— Begin —

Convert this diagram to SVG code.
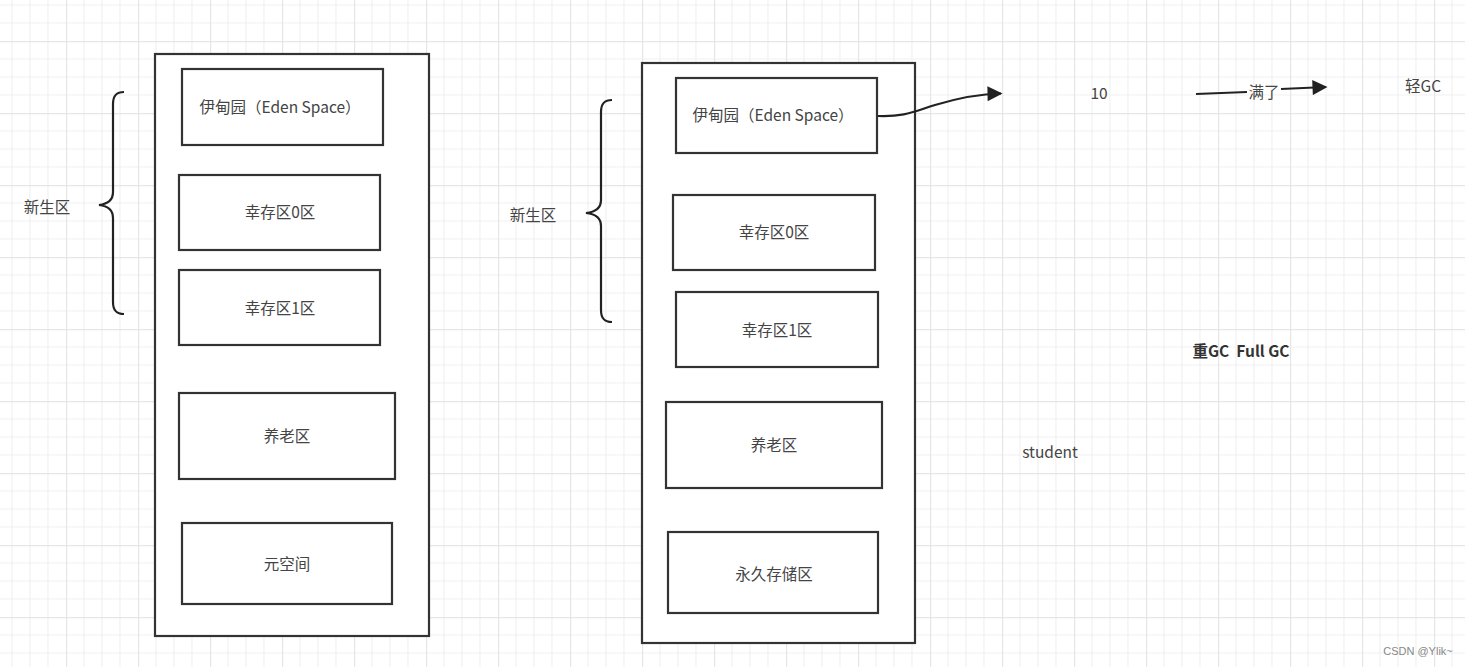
<svg xmlns="http://www.w3.org/2000/svg" width="1465" height="667" viewBox="0 0 1465 667">
<defs>
<pattern id="grid" x="66" y="41" width="72" height="72" patternUnits="userSpaceOnUse">
<path d="M18 0V72M36 0V72M54 0V72M0 18H72M0 36H72M0 54H72" stroke="#f1f1f1" stroke-width="1.2" fill="none"/>
<path d="M0.5 0V72M0 0.5H72" stroke="#e6e6e6" stroke-width="1.4" fill="none"/>
</pattern>
<marker id="arr" viewBox="0 0 10 10" refX="9" refY="5" markerWidth="22" markerHeight="15" markerUnits="userSpaceOnUse" orient="auto">
<path d="M0 0L10 5L0 10Z" fill="#222"/>
</marker>
<style>
.box{fill:#fff;stroke:#333;stroke-width:2.2}
.t{font-family:"Noto Sans CJK SC","Liberation Sans",sans-serif;font-size:15.5px;fill:#444;text-anchor:middle;dominant-baseline:central;white-space:pre}
.line{fill:none;stroke:#222;stroke-width:2.2}
.brace{fill:none;stroke:#222;stroke-width:2.2}
</style>
</defs>
<rect width="1465" height="667" fill="#fff"/>
<rect width="1465" height="667" fill="url(#grid)"/>

<g id="heap-left">
<rect class="box" x="155" y="54" width="274" height="582"/>
</g>
<g id="eden-left"><rect class="box" x="182" y="69" width="201" height="76"/><text class="t" x="280" y="106">伊甸园（Eden Space）</text></g>
<g id="s0-left"><rect class="box" x="179" y="175" width="201" height="75"/><text class="t" x="280" y="211">幸存区0区</text></g>
<g id="s1-left"><rect class="box" x="179" y="270" width="201" height="75"/><text class="t" x="280" y="307">幸存区1区</text></g>
<g id="old-left"><rect class="box" x="179" y="393" width="216" height="86"/><text class="t" x="287" y="435">养老区</text></g>
<g id="meta-left"><rect class="box" x="182" y="523" width="210" height="81"/><text class="t" x="287" y="563">元空间</text></g>
<g id="young-left"><path class="brace" d="M124 92C116 92 113 96 113 104V192C113 200 108 204 99 205C108 206 113 210 113 218V302C113 310 116 314 124 314"/><text class="t" x="47" y="206">新生区</text></g>

<g id="heap-right">
<rect class="box" x="642" y="63" width="273" height="580"/>
</g>
<g id="eden-right"><rect class="box" x="676" y="78" width="201" height="75"/><text class="t" x="773" y="114">伊甸园（Eden Space）</text></g>
<g id="s0-right"><rect class="box" x="673" y="195" width="202" height="75"/><text class="t" x="774" y="231">幸存区0区</text></g>
<g id="s1-right"><rect class="box" x="676" y="292" width="202" height="75"/><text class="t" x="777" y="329">幸存区1区</text></g>
<g id="old-right"><rect class="box" x="666" y="402" width="216" height="86"/><text class="t" x="774" y="444">养老区</text></g>
<g id="perm-right"><rect class="box" x="668" y="532" width="210" height="81"/><text class="t" x="774" y="573">永久存储区</text></g>
<g id="young-right"><path class="brace" d="M612 100C604 100 601 104 601 112V200C601 208 596 212 586 213C596 214 601 218 601 226V310C601 318 604 322 612 322"/><text class="t" x="533" y="214">新生区</text></g>

<g id="n-10"><text class="t" x="1099" y="92">10</text></g>
<g id="n-minor"><text class="t" x="1423" y="85">轻GC</text></g>
<g id="n-full"><text class="t" x="1241" y="350" style="font-weight:bold;fill:#333">重GC  Full GC</text></g>
<g id="n-student"><text class="t" x="1050" y="451">student</text></g>

<g id="connectors">
<path class="line" d="M878 116C905 117 915 111 935 105C955 99 975 94 1001 93.5" marker-end="url(#arr)"/>
<path class="line" d="M1196 94L1247 92"/>
<path class="line" d="M1281 89L1326 87" marker-end="url(#arr)"/>
<text class="t" x="1264" y="91">满了</text>
</g>

<text x="1418" y="651" style="font-family:'Liberation Sans',sans-serif;font-size:11px;fill:#888;text-anchor:middle;dominant-baseline:central">CSDN @Ylik~</text>
</svg>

— End —

Each line from the top of the material through the line containing "92C116 92 113" should be reproduced exactly; please drop any images.

## Answer to this exercise:
Convert this diagram to SVG code.
<svg xmlns="http://www.w3.org/2000/svg" width="1465" height="667" viewBox="0 0 1465 667">
<defs>
<pattern id="grid" x="66" y="41" width="72" height="72" patternUnits="userSpaceOnUse">
<path d="M18 0V72M36 0V72M54 0V72M0 18H72M0 36H72M0 54H72" stroke="#f1f1f1" stroke-width="1.2" fill="none"/>
<path d="M0.5 0V72M0 0.5H72" stroke="#e6e6e6" stroke-width="1.4" fill="none"/>
</pattern>
<marker id="arr" viewBox="0 0 10 10" refX="9" refY="5" markerWidth="22" markerHeight="15" markerUnits="userSpaceOnUse" orient="auto">
<path d="M0 0L10 5L0 10Z" fill="#222"/>
</marker>
<style>
.box{fill:#fff;stroke:#333;stroke-width:2.2}
.t{font-family:"Noto Sans CJK SC","Liberation Sans",sans-serif;font-size:15.5px;fill:#444;text-anchor:middle;dominant-baseline:central;white-space:pre}
.line{fill:none;stroke:#222;stroke-width:2.2}
.brace{fill:none;stroke:#222;stroke-width:2.2}
</style>
</defs>
<rect width="1465" height="667" fill="#fff"/>
<rect width="1465" height="667" fill="url(#grid)"/>

<g id="heap-left">
<rect class="box" x="155" y="54" width="274" height="582"/>
</g>
<g id="eden-left"><rect class="box" x="182" y="69" width="201" height="76"/><text class="t" x="280" y="106">伊甸园（Eden Space）</text></g>
<g id="s0-left"><rect class="box" x="179" y="175" width="201" height="75"/><text class="t" x="280" y="211">幸存区0区</text></g>
<g id="s1-left"><rect class="box" x="179" y="270" width="201" height="75"/><text class="t" x="280" y="307">幸存区1区</text></g>
<g id="old-left"><rect class="box" x="179" y="393" width="216" height="86"/><text class="t" x="287" y="435">养老区</text></g>
<g id="meta-left"><rect class="box" x="182" y="523" width="210" height="81"/><text class="t" x="287" y="563">元空间</text></g>
<g id="young-left"><path class="brace" d="M124 92C116 92 113 96 113 104V192C113 200 108 204 99 205C108 206 113 210 113 218V302C113 310 116 314 124 314"/><text class="t" x="47" y="206">新生区</text></g>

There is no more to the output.